FINITE-ELEMENT IMPLEMENTATION AND VERIFICATION OF COMPLEX FLUID MODELS BASED ON EVOLVING NATURAL CONFIGURATIONS, MOTIVATED BY STUDIES OF BLOOD
Open Access
- Author:
- Awadelkarim, Amel Osama
- Graduate Program:
- Engineering Science and Mechanics
- Degree:
- Master of Science
- Document Type:
- Master Thesis
- Date of Defense:
- August 14, 2017
- Committee Members:
- Francesco Costanzo, Thesis Advisor/Co-Advisor
- Keywords:
- blood
fluid mechanics
COMSOL Multiphysics
continuum mechanics
arbitrary-Lagrangian-Eulerian
Method of Manufactured Solutions
clotting
lysis
modeling
viscoelastic fluids
finite element
complex fluids
verification
thermodynamics
natural configuration
Oldroyd-B fluid - Abstract:
- The ability to model the flow of blood along with its concurrent capacity for clotting and lysis can greatly accelerate the development and deployment of many clinical applications.

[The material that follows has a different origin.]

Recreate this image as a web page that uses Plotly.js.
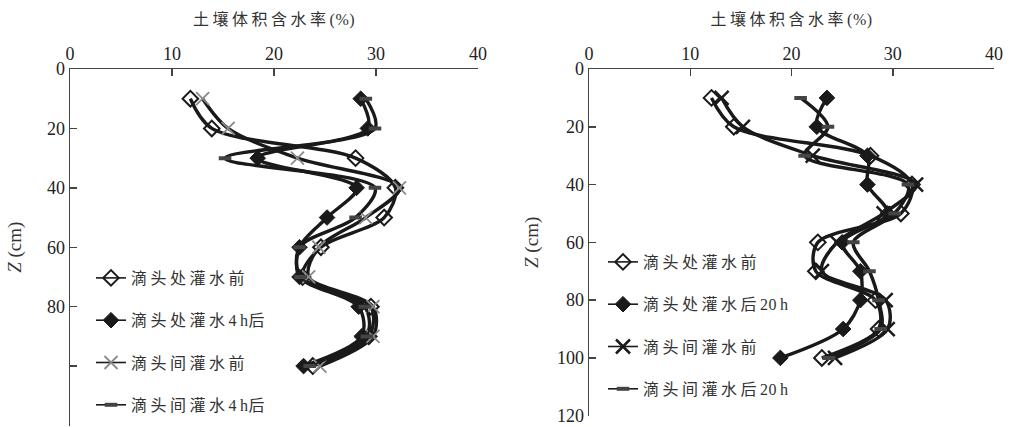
<!DOCTYPE html>
<html>
<head>
<meta charset="utf-8">
<script src="https://cdn.plot.ly/plotly-3.0.1.min.js"></script>
<style>
html,body{margin:0;padding:0;background:#fff;}
#chart{width:1014px;height:427px;}
</style>
</head>
<body>
<div id="chart"></div>
<script>
// depth (cm)
var depth = [10, 20, 30, 40, 50, 60, 70, 80, 90, 100];

// Left panel: soil volumetric water content (%)
var leftNames = ['滴头处灌水前', '滴头处灌水4 h后', '滴头间灌水前', '滴头间灌水4 h后'];
var leftDripBefore   = [11.8, 13.9, 28.0, 31.9, 30.8, 24.6, 22.8, 29.5, 29.3, 23.8];
var leftDripAfter    = [28.5, 29.2, 18.4, 28.1, 25.2, 22.5, 22.5, 28.3, 28.6, 22.9];
var leftBetweenBefore= [13.0, 15.5, 22.3, 32.3, 29.0, 24.4, 23.4, 29.7, 29.7, 24.5];
var leftBetweenAfter = [29.0, 29.9, 15.2, 29.9, 28.0, 22.5, 22.6, 28.9, 29.1, 23.5];

// Right panel
var rightNames = ['滴头处灌水前', '滴头处灌水后20 h', '滴头间灌水前', '滴头间灌水后20 h'];
var rightDripBefore   = [12.1, 14.3, 27.8, 31.9, 30.8, 22.6, 22.4, 28.3, 28.6, 23.0];
var rightDripAfter    = [23.5, 22.5, 27.5, 27.5, 29.5, 25.0, 26.8, 26.8, 25.1, 18.9];
var rightBetweenBefore= [13.1, 15.2, 22.1, 32.3, 29.1, 24.5, 23.0, 29.3, 29.5, 24.3];
var rightBetweenAfter = [20.9, 23.6, 21.3, 31.5, 30.2, 26.1, 27.7, 28.6, 28.8, 23.7];

var xTickVals = [0, 10, 20, 30, 40];
var leftYTickVals = [0, 20, 40, 60, 80, 100, 120];
var leftYTickText = ['0', '20', '40', '60', '80', '', ''];
var rightYTickVals = [0, 20, 40, 60, 80, 100, 120];
var rightYTickText = ['0', '20', '40', '60', '80', '100', '120'];
var xTitle = '土壤体积含水率(%)';
var yTitle = '<i>Z</i> (cm)';

var LINE = '#1a1a1a';
var FONT = '"Liberation Serif", "Times New Roman", "Noto Sans CJK SC", serif';
var CJK = '"Liberation Serif", "Noto Sans CJK SC", serif';

var markerStyles = [
  {symbol: 'diamond-open', size: 12, color: LINE, line: {width: 2, color: LINE}},
  {symbol: 'diamond', size: 12, color: LINE, line: {width: 1, color: LINE}},
  {symbol: 'x-thin-open', size: 14, color: LINE, line: {width: 2.5, color: LINE}},
  {symbol: 'line-ew-open', size: 9, color: '#444', line: {width: 4, color: '#444'}}
];
var leftMarkerStyles = markerStyles.slice();
leftMarkerStyles[2] = {symbol: 'x-thin-open', size: 13, color: '#8a8a8a', line: {width: 1.8, color: '#8a8a8a'}};

var traces = [];
function addPanel(series, names, xa, ya, legendId, mstyles) {
  series.forEach(function (vals, i) {
    traces.push({
      type: 'scatter', mode: 'lines', x: vals, y: depth, xaxis: xa, yaxis: ya,
      line: {color: LINE, width: 3.4, shape: 'spline', smoothing: 0.9},
      showlegend: false, hoverinfo: 'skip'
    });
  });
  series.forEach(function (vals, i) {
    traces.push({
      type: 'scatter', mode: 'lines+markers', name: names[i], x: vals, y: depth,
      xaxis: xa, yaxis: ya, legend: legendId,
      legendgroup: legendId + i,
      line: {color: LINE, width: 1.6, shape: 'spline', smoothing: 0.9},
      marker: mstyles[i]
    });
  });
}
addPanel([leftDripBefore, leftDripAfter, leftBetweenBefore, leftBetweenAfter], leftNames, 'x', 'y', 'legend', leftMarkerStyles);
addPanel([rightDripBefore, rightDripAfter, rightBetweenBefore, rightBetweenAfter], rightNames, 'x2', 'y2', 'legend2', markerStyles);

function xAxis(domain, anchor) {
  return {
    domain: domain, anchor: anchor, side: 'top', range: [0, 40],
    tickvals: xTickVals, ticks: 'inside', ticklen: 7, tickcolor: '#444', tickwidth: 1.5,
    showline: true, linecolor: '#444', linewidth: 1.5, showgrid: false, zeroline: false,
    tickfont: {family: FONT, size: 18, color: '#222'},
    title: {text: xTitle, font: {family: CJK, size: 16, color: '#333'}, standoff: 14},
    automargin: false, fixedrange: true
  };
}
function yAxis(domain, anchor, tv, tt, standoff) {
  return {
    domain: domain, anchor: anchor, range: [120, 0],
    tickvals: tv, ticktext: tt, ticks: 'inside', ticklen: 7, tickcolor: '#444', tickwidth: 1.5,
    showline: true, linecolor: '#444', linewidth: 1.5, showgrid: false, zeroline: false,
    tickfont: {family: FONT, size: 18, color: '#222'},
    title: {text: yTitle, font: {family: FONT, size: 19, color: '#333'}, standoff: standoff},
    automargin: false, fixedrange: true
  };
}

var legendBase = {
  bgcolor: 'rgba(0,0,0,0)', borderwidth: 0, traceorder: 'grouped', tracegroupgap: 18.5,
  font: {family: CJK, size: 16, color: '#333'}, xanchor: 'left', yanchor: 'top',
  itemclick: false, itemdoubleclick: false
};
var legend1 = Object.assign({}, legendBase, {x: 91 / 1014, y: 1 - 261 / 427});
var legend2 = Object.assign({}, legendBase, {x: 603 / 1014, y: 1 - 245 / 427});

var layout = {
  width: 1014, height: 427,
  margin: {l: 0, r: 0, t: 0, b: 0, pad: 0},
  paper_bgcolor: '#fff', plot_bgcolor: 'rgba(0,0,0,0)',
  showlegend: true,
  xaxis: xAxis([70 / 1014, 478 / 1014], 'y'),
  yaxis: yAxis([1 - 425.5 / 427, 1 - 69 / 427], 'x', leftYTickVals, leftYTickText, 20),
  xaxis2: xAxis([589 / 1014, 994 / 1014], 'y2'),
  yaxis2: yAxis([1 - 415.7 / 427, 1 - 69 / 427], 'x2', rightYTickVals, rightYTickText, 13),
  legend: legend1,
  legend2: legend2
};

var SVGNS = 'http://www.w3.org/2000/svg';
Plotly.newPlot('chart', traces, layout, {staticPlot: true, displayModeBar: false}).then(function (gd) {
  // widen CJK character spacing like the original typesetting
  gd.querySelectorAll('text').forEach(function (el) {
    var s = el.textContent;
    if (!/[\u4e00-\u9fff]/.test(s) || el.querySelector('tspan')) return;
    el.textContent = '';
    Array.from(s).forEach(function (ch) {
      var t = document.createElementNS(SVGNS, 'tspan');
      t.textContent = ch;
      var ls = /[\u4e00-\u9fff]/.test(ch) ? 3.5 : (ch === ' ' ? -1 : 0.5);
      t.style.setProperty('letter-spacing', ls + 'px');
      el.appendChild(t);
    });
  });
  // let the widened legend text overflow the legend clip box
  gd.querySelectorAll('[clip-path]').forEach(function (el) {
    var cp = el.getAttribute('clip-path') || '';
    if (cp.indexOf('legend') !== -1) el.removeAttribute('clip-path');
  });
});
</script>
</body>
</html>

Examples of these range from novel surgical therapies for acute ischemic stroke to intra-operative pharmacological interventions for the prevention of massive coagulation or hemorrhage in liver transplantation. In this study, a specific fully-coupled model is selected from the literature for the flow, clotting, and lysis of blood. A new approach is then proposed for the finite element method (FEM) implementation of this model. Specifically, a reduced model is first considered, limited to the mere mechanical response of an incompressible (viscoelastic) Oldroyd-B fluid. For this model, Eulerian, Lagrangian, and arbitrary Lagrangian-Eulerian (ALE) finite element (FE) implementations are considered. Subsequently, the model is expanded to include reaction and diffusion concurrent with advection, which is necessary to model the chemistry of blood clotting and lysis that can take place during blood flow. The proposed FEM scheme is then extended to be applicable to the fully-coupled model. COMSOL Multiphysics® has been used as the programming environment for the FEM implementation. The accuracy of the proposed implementations has been assessed using the method of manufactured solutions (MMS). A convergence analysis is performed to observe the dependence of the error in the numerical solutions upon refinement of the mesh. Finally, we propose sources of error in the solver and discuss future work for the use of the proposed formulation in physiologically relevant applications.